Lament and the Longest Night
My church holds mid-week services during Advent. They can vary in structure and scope—sometimes they are more celebratory. Sometimes contemplative. Then one is usually about lament, called the Longest Night service, because here in the northern hemisphere, the longest, darkest night of the year happens in Advent, a few days before Christmas.
For most of my Christian life I’ve resisted lament. In my youth I believed things could end well. I had a safe, secure childhood without much trauma. I had plans and goals and didn’t think much of lament.
Then life happens. It happened to me, and likely it happened to you. We know loss of people, loss of dreams, maybe loss of health. We live in a world where God’s justice hasn’t been fully realized. Yes, sometimes what happens here isn’t fair.
All of this accumulates, and we have to put that disappointment and hurt and doubt somewhere. We can tuck it away and pretend it doesn’t exist, that life as a Christian is mostly perfect, but we can’t do that forever. Eventually the hardship of our lives demands some kind of reckoning.
God knows this. God knows his beloved children live in a sinful, broken world. He allows the tares grow in with this wheat to protect us all until the time is right for harvest. He knows we get weary and heartsore, and we need to acknowledge that, even with the Creator God on our side, life can hurt.
So he gave us laments. The Psalms are full of lament, writers who admit life is hard and sometimes God doesn’t make sense. There’s a whole book called Lamentations. Not only does God allow us to grieve and hurt and admit our pain, but he gave us specific words to use if our own words fail us.
Lament and Advent–the power of Hope
Last night was the Longest Night service for 2023, and we read from Psalm 42. Check out verses 9-11a:
I say to God my Rock,
“Why have you forgotten me?
Why must I go about mourning,
oppressed by the enemy?”
10 My bones suffer mortal agony
as my foes taunt me,
saying to me all day long,
“Where is your God?”
11 Why, my soul, are you downcast?
Why so disturbed within me?
As a person who struggles with anxiety, who doesn’t always experience pure joy, it’s comforting to know I can bring my laments to God. Life doesn’t work out like I wanted. I doubt anyone’s does. But we have words straight from God’s hands and heart to let us call out to him in our distress.

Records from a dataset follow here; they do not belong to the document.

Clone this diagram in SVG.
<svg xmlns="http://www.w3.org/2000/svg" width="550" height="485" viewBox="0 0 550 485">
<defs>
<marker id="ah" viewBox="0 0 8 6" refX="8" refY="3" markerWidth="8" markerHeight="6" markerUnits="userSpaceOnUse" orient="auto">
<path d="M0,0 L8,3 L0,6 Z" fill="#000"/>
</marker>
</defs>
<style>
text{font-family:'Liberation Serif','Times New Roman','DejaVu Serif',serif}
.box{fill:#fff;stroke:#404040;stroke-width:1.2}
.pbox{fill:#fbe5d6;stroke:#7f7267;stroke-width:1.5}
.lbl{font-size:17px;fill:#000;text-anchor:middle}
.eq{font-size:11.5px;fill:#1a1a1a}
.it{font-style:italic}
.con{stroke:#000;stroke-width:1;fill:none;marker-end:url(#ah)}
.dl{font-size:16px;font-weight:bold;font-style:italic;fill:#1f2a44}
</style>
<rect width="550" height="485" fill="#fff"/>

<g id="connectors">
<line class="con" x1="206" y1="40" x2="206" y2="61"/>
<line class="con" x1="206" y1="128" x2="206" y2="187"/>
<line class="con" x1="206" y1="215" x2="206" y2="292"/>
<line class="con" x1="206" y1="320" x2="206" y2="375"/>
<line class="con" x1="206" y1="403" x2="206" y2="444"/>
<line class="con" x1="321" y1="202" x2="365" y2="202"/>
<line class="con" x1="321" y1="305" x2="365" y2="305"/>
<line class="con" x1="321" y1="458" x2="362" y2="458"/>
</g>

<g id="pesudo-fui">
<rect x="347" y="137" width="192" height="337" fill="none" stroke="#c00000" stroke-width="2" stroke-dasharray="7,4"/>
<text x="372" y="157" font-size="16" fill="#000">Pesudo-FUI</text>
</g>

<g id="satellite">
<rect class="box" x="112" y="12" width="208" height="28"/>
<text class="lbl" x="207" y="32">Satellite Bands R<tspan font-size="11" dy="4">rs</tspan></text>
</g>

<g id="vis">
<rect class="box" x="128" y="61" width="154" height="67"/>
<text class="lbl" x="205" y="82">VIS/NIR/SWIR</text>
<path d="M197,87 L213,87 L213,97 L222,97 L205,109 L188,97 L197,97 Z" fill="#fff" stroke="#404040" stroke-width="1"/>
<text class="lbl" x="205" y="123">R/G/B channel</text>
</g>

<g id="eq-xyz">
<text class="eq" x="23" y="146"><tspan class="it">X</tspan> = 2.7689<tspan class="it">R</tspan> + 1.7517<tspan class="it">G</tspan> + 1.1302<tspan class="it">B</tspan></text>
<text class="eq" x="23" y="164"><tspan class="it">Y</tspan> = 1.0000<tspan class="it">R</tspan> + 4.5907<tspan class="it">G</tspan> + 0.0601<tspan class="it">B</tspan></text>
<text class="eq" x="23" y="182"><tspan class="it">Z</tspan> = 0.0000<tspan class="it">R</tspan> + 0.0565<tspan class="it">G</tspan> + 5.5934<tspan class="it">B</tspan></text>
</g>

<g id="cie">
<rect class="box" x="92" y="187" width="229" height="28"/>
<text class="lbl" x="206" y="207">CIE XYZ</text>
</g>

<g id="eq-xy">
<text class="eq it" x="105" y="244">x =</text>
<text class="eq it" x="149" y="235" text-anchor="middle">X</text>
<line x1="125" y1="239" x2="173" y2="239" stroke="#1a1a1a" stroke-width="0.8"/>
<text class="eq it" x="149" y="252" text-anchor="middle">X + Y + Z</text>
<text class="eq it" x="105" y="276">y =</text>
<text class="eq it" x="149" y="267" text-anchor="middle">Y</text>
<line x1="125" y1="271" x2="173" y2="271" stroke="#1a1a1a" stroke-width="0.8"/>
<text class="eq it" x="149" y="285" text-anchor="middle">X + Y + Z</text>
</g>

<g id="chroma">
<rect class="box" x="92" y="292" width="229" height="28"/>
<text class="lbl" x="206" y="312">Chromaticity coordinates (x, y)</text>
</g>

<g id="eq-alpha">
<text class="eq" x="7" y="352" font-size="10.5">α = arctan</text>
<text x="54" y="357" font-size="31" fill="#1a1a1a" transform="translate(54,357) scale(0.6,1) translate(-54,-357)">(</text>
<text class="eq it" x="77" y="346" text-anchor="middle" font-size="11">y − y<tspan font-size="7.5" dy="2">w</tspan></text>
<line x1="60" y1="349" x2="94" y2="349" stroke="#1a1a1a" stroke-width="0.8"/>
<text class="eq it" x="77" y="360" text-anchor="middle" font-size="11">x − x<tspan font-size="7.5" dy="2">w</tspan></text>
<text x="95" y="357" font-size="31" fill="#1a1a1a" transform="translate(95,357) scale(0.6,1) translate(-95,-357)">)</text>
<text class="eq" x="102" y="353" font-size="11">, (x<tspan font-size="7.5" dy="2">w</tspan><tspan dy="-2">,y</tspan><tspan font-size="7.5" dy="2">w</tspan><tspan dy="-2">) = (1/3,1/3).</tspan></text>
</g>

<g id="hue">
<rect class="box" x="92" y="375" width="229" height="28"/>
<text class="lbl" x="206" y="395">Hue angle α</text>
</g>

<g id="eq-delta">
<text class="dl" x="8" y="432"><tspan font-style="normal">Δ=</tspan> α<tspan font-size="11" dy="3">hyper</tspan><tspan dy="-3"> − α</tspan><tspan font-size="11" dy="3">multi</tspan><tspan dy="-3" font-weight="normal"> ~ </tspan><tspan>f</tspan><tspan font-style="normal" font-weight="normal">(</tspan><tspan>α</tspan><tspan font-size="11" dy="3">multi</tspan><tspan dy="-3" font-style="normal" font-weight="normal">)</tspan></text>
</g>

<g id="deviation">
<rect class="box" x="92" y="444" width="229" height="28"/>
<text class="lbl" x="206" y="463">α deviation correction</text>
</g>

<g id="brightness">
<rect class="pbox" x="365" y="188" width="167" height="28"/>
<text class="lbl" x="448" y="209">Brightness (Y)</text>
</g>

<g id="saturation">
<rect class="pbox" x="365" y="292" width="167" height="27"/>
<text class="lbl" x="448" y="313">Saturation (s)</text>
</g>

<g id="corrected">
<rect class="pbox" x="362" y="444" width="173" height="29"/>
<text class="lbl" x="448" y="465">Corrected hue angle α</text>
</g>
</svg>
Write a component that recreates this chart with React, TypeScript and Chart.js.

The psalm doesn’t end there. Most songs of lament in the Bible don’t end there. Here’s the tail end of verse 11: Put your hope in God,
for I will yet praise him,
my Savior and my God.
Hope. God lets us lament because he wants to restore us with hope. He makes many promises to Israel about a beautiful future. Through Jesus he set the course for that future to happen, a kingdom where the hardships of this world will fall away.
Last night the man who led our service assured us that there are no easy answers for the whys of pain and suffering and evil. But God calls me to cry out our sorrow, not hide it. He calls for me to come close to him and cling to him when it hurts, the way a child with a skinned knee climbs into the arms of a loving parent.
And ultimately, he calls us to hope. In the end, the world will be put right. For now, we wait. That’s the heart of Advent, the waiting.
Light in the darkest darkness
I love the idea of laments during this season of light and joy. It’s a reminder to keep it real. Yes, Christmas is the beginning of the greatest story the world has ever known, when God sent his son and the redemption story ramped up to an amazing end.
But Jesus himself wept. Jesus himself knew the brokenness of the world. That means I can dance for joy at the redemptive plans but also weep in sorrow for the heartache along the way.
So can you. Feel free to lament. God will draw close and wrap you in his arms while we all wait for the next steps in God’s plans.
Writer John Eldredge, in his book The Journey of Desire, suggested we all make time for two daily practices, worship and grief. I admit I should do more of both, but I fight grief. Instead of pushing down my hurts and doubts and questions, I can and should bring them up to God. Tears were good for Jesus, so tears are good for me.
A voice of old
I’ll close us with a quote from Martin Luther and a *list of some of the Psalms of lament. Take some time to ponder God’s great love in giving us these words in the hardship of this life.
What is the greatest thing in the Psalter but this earnest speaking amid the storm winds of every kind? . . . Where do you find deeper, more sorrowful, more pitiful words of sadness than in the psalms of lamentation? There again you look into the hearts of the saints, as into death, yes, as into hell itself. . . . When they speak of fear and hope, they use such words that no painter could so depict for your fear or hope, and no Cicero or other orator has so portrayed them. And that they speak these words to God and with God, this I repeat, is the best thing of all. This gives the words double earnestness and life.
Word and Sacrament, Luther’s Works, vol. 1, ed. E. T. Bachmann. Philadelphia: Fortress, 1960, pp. 255–56.
Psalms of individual lament: 3, 5–7, 13, 17, 22, 25-28, 32, 38, 39, 42, 43, 51, 54-57, 59, 61, 63, 64, 69–71, 86, 88, 102, 109, 120, 130, and 140-43.